ZFS is a file system which is where the error is being reported which can be caused by corrupt data not directly related to the storage drive, or caused by a drive. But it doesn’t mean a drive is at fault.

Take a look at my Flowcharts and these should help you fairly quickly.

Good Luck and let me know if I could improve on the flowcharts

joeschmuck · April 23, 2025, 1:46pm

Just to follow-up, I do not suspect a drive failure, not until you actually find a smoking gun. If you do not find a drive failure then take a look at system stability.

I do not know your system configuration, you didn’t post it, but here are the things I’d look for:

Are you powering or rebooting the system often?
Did you power off/on or reboot just before the problem occured?
Do you have enough RAM and is it ECC?
Have you run Memtest86+ for a few days and get all PASSED. I ran my system last week for 5 days solid. I was looking to see if I have an ESXi problem or hardware problem. Looks like ESXi, but I use the free version so no support.
Have you run a CPU Stress Test for about 4 hours (you can do this for a solid month if your system was built correctly and server grade)?

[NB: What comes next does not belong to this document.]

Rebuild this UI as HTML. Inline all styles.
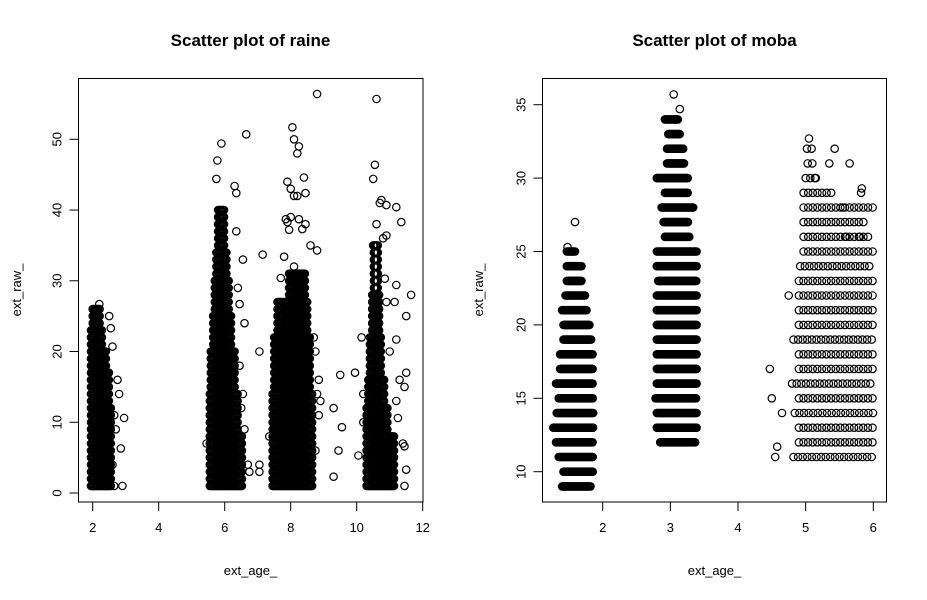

Basically, if there is no drive failure and you only have a ZFS corruption issue, think about what changed in the past week or so.

Devin_Wright · April 23, 2025, 9:10pm

It’s just getting worse. I tried a scrub and one drive failed so replaced it and now lots of errors.

Devin_Wright · April 24, 2025, 2:28pm

Actually, a lot of changes recently. I created a new VM, Proxmox, on a different server with a different HBA card moved the drives to that server and imported the pool and that worked surprisingly well and it ran for a bit without issues. And it was CORE to SCALE as well. During the scrub one HDD status became REMOVED so I replaced it but still lots of errors. I doubled the RAM on the VM when I created the new VM as well from 32GB to 64GB and it is ECC RAM and a faster more powerful server. There is another HBA card attached to that VM and that pool has been fine. Maybe it’s that HBA card.

joeschmuck · April 24, 2025, 3:25pm

Just to make sure that I am clear on the current configuration:

Proxmox on bare metal
TrueNAS VM on Proxmox (with 64GB RAM). Is that virtual RAM or real physical RAM? I know some hypervisors will let you over-allocate RAM, just like CPUs.
Is the HBA card passed through to the TrueNAS VM? Or did you map individual drives?

Yes sir, you did make a lot of changes at once. Can you roll back to your previous CORE VM and connect the drives to see how it operates? I use ESXi and TrueNAS VM on top of that so I have several TrueNAS VMs for testing but use the same pool, but not at the same time of course.

Hopefully you have not “Upgraded the ZFS Feature Set”. Do not do it and you should be able to roll to the earlier version without any real issue.

Wish I could be of more help but I think you have a lot to look at. Make one change at a time, especially if you can roll back to CORE and be fully operational.